One person after another approached to express some level of exuberance that, at last, the Lobos were home.
“I can’t speak for everybody else, but my guys and my crew, we live for this,” Trujillo said before the Lobo Walk, when the players passed cheerleaders and howling fans as they headed toward the stadium. “This is what we do. We come out here, we tailgate, we go and watch Lobo football.”
There were still predictable reminders of the pandemic that people throughout the college sports world had hoped would be tamed by now. Parking passes were digital, and a mask mandate was in place for indoor areas of the stadium.
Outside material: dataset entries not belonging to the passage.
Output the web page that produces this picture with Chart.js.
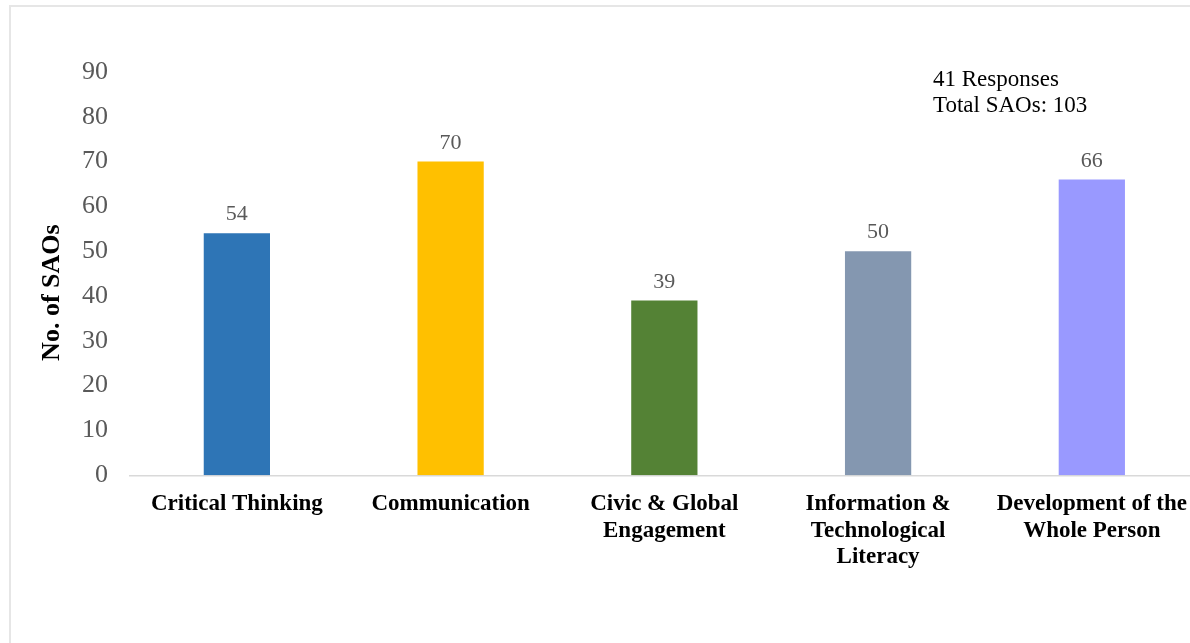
<!DOCTYPE html>
<html>
<head>
<meta charset="utf-8">
<script src="https://cdn.jsdelivr.net/npm/chart.js@4.4.1/dist/chart.umd.min.js"></script>
<style>
  html, body { margin: 0; padding: 0; background: #fff; overflow: hidden; }
  #marco { position: absolute; left: 9px; top: 5px; width: 1300px; height: 700px;
           border: 2px solid #e6e6e6; box-sizing: border-box; }
  #lienzo { position: absolute; left: 0; top: 0; width: 1202px; height: 643px; }
</style>
</head>
<body>
<div id="marco"></div>
<div id="lienzo"><canvas id="grafico"></canvas></div>
<script>
// datos
const categorias = [
  'Critical Thinking',
  'Communication',
  ['Civic & Global', 'Engagement'],
  ['Information &', 'Technological', 'Literacy'],
  ['Development of the', 'Whole Person']
];
const valores = [54, 70, 39, 50, 66];
const colores = ['#2E75B6', '#FFC000', '#548235', '#8497B0', '#9999FF'];
const ticksY = [0, 10, 20, 30, 40, 50, 60, 70, 80, 90];
const tituloY = 'No. of SAOs';
const notas = ['41 Responses', 'Total SAOs: 103'];

const fuente = '"Liberation Serif", "Times New Roman", serif';

// etiquetas de valor encima de cada barra
const etiquetasBarras = {
  id: 'etiquetasBarras',
  afterDatasetsDraw(chart) {
    const ctx = chart.ctx;
    const meta = chart.getDatasetMeta(0);
    ctx.save();
    ctx.font = '22px ' + fuente;
    ctx.fillStyle = '#595959';
    ctx.textAlign = 'center';
    ctx.textBaseline = 'alphabetic';
    meta.data.forEach((barra, i) => {
      ctx.fillText(String(valores[i]), barra.x, barra.y - 13);
    });
    ctx.restore();
  }
};

// titulo del eje y y texto de respuestas
const textos = {
  id: 'textos',
  afterDraw(chart) {
    const ctx = chart.ctx;
    const y = chart.scales.y;
    ctx.save();
    ctx.font = 'bold 26px ' + fuente;
    ctx.fillStyle = '#000';
    ctx.textAlign = 'center';
    ctx.textBaseline = 'middle';
    ctx.translate(52, (y.top + y.bottom) / 2 + 19);
    ctx.rotate(-Math.PI / 2);
    ctx.fillText(tituloY, 0, 0);
    ctx.restore();

    ctx.save();
    ctx.font = '23px ' + fuente;
    ctx.fillStyle = '#000';
    ctx.textAlign = 'left';
    ctx.textBaseline = 'middle';
    const base = y.getPixelForValue(88.2);
    notas.forEach((t, i) => ctx.fillText(t, 933, base + i * 26));
    ctx.restore();
  }
};

new Chart(document.getElementById('grafico'), {
  type: 'bar',
  data: {
    labels: categorias,
    datasets: [{
      data: valores,
      backgroundColor: colores,
      categoryPercentage: 1,
      barPercentage: 0.31
    }]
  },
  options: {
    responsive: true,
    maintainAspectRatio: false,
    animation: false,
    layout: { padding: { left: 0, top: 72, right: 0, bottom: 57 } },
    plugins: { legend: { display: false }, tooltip: { enabled: false } },
    scales: {
      x: {
        grid: { display: false, drawTicks: false },
        border: { display: true, color: '#d9d9d9', width: 1.5 },
        ticks: {
          autoSkip: false, maxRotation: 0, padding: 15,
          color: '#000',
          font: { family: fuente, size: 23, weight: 'bold', lineHeight: 1.17 }
        }
      },
      y: {
        min: 0, max: 90,
        afterBuildTicks(axis) { axis.ticks = ticksY.map(v => ({ value: v })); },
        afterFit(axis) { axis.width = 130; },
        grid: { display: false, drawTicks: false },
        border: { display: false },
        ticks: {
          padding: 22, color: '#595959',
          font: { family: fuente, size: 26 }
        }
      }
    }
  },
  plugins: [etiquetasBarras, textos]
});
</script>
</body>
</html>
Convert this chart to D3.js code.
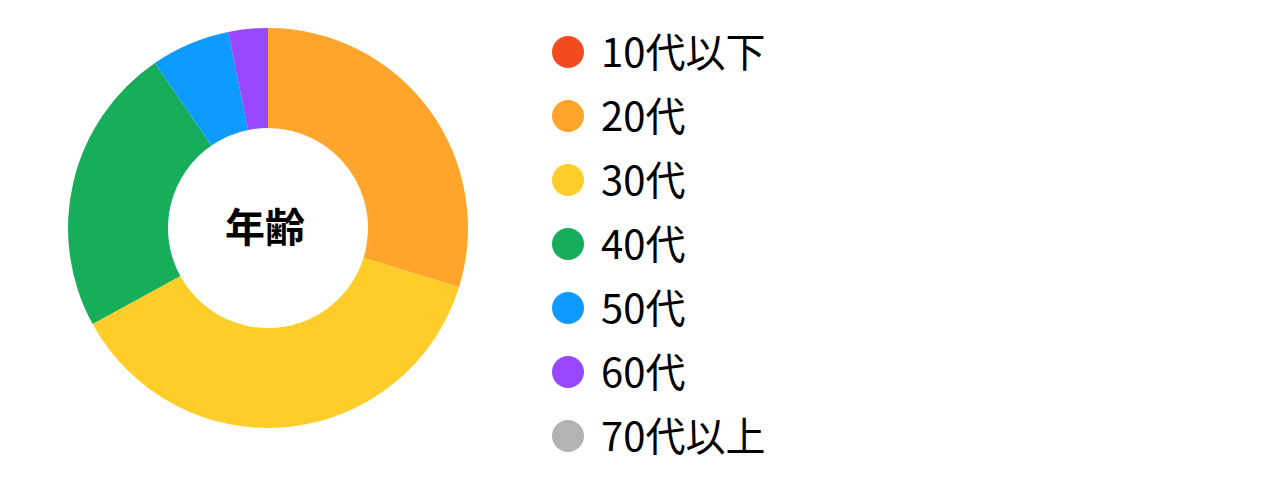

There was, however, college football for the announced crowd of 15,908, slightly higher than New Mexico’s average home attendance in 2019. The audience did not have to wait long to see scoring. Just more than two minutes into Thursday’s game, Terry Wilson, the quarterback who transferred from Kentucky, threw an 11-yard touchdown to the tight end Kyle Jarvis to take an early lead over Houston Baptist University. Although the visitors threatened to close a 7-point gap late, the Lobos forced a fumble and won, 27-17.
The New Mexico faithful freely concede that their program is undergoing a rebuild. (Coach Danny Gonzales said after Thursday’s victory that there had been “a great habit of losing around here.”) Even after a 2-5 campaign in 2020, they imagine conference championships someday under Gonzales, the second-year coach who was raised in Albuquerque and played at the university as a walk-on punter and safety.
But ahead of any long-term prospects on the field, people around the university spent months just thinking about Thursday night. Gonzales discarded the demeanor of a narrowly focused, game-planning coach and confessed that he had often talked with his wife about what it would be like to lead his team at home.
“Everyone, in the back of their minds, has been excited and to have energy from the crowd,” said Erickson, the receiver who, after a redshirt year, an injury and the upended 2020 season, finally played in his first home game on Thursday. But, he added in an interview early this week, “It would be a distraction if we were all thinking about how many people were going to be there.”
Their supporters seemingly had no such concerns.
“If we had had to come in at 5, I would have been here,” Sanchez said. “Everybody is so happy to be back.”
Gonzales, in an interview after the game, said he had arrived Thursday morning and counted the RVs — he spotted 12 — that were already parked.
“That hasn’t happened around here in a long time, and that’s really cool,” said Gonzales, though he was plainly more thrilled about snapping an even longer streak: the 712-day run since New Mexico had won in Albuquerque.
At the start of the week, Erickson had wavered between acknowledging the advantages of playing at home and the perils of getting caught up in the hype.
On Thursday night, after the crowd seeped out and savored a Lobos victory that had been more fraught than they would have preferred, he offered something of a reassessment.
“Just being in the stadium and feeling the energy, when they made a big play, it was silent, and when we made a big play, everyone just lit up,” he said. “It just shows how important it is.”
He had been coming to New Mexico games since childhood, he said, but until Thursday, he had never done the Lobo Walk as a Lobo himself.
“Being able just to high-five that little kid’s hand as you walk by and go into the stadium and preparing to represent your state,” he said, “it’s a really awesome feeling.”
If one long delayed.
The crowds will almost certainly be thicker next week for the Rio Grande Rivalry showdown against New Mexico State, which played in Las Cruces last weekend after a 644-day gap.
But it will be another home game for the Lobos.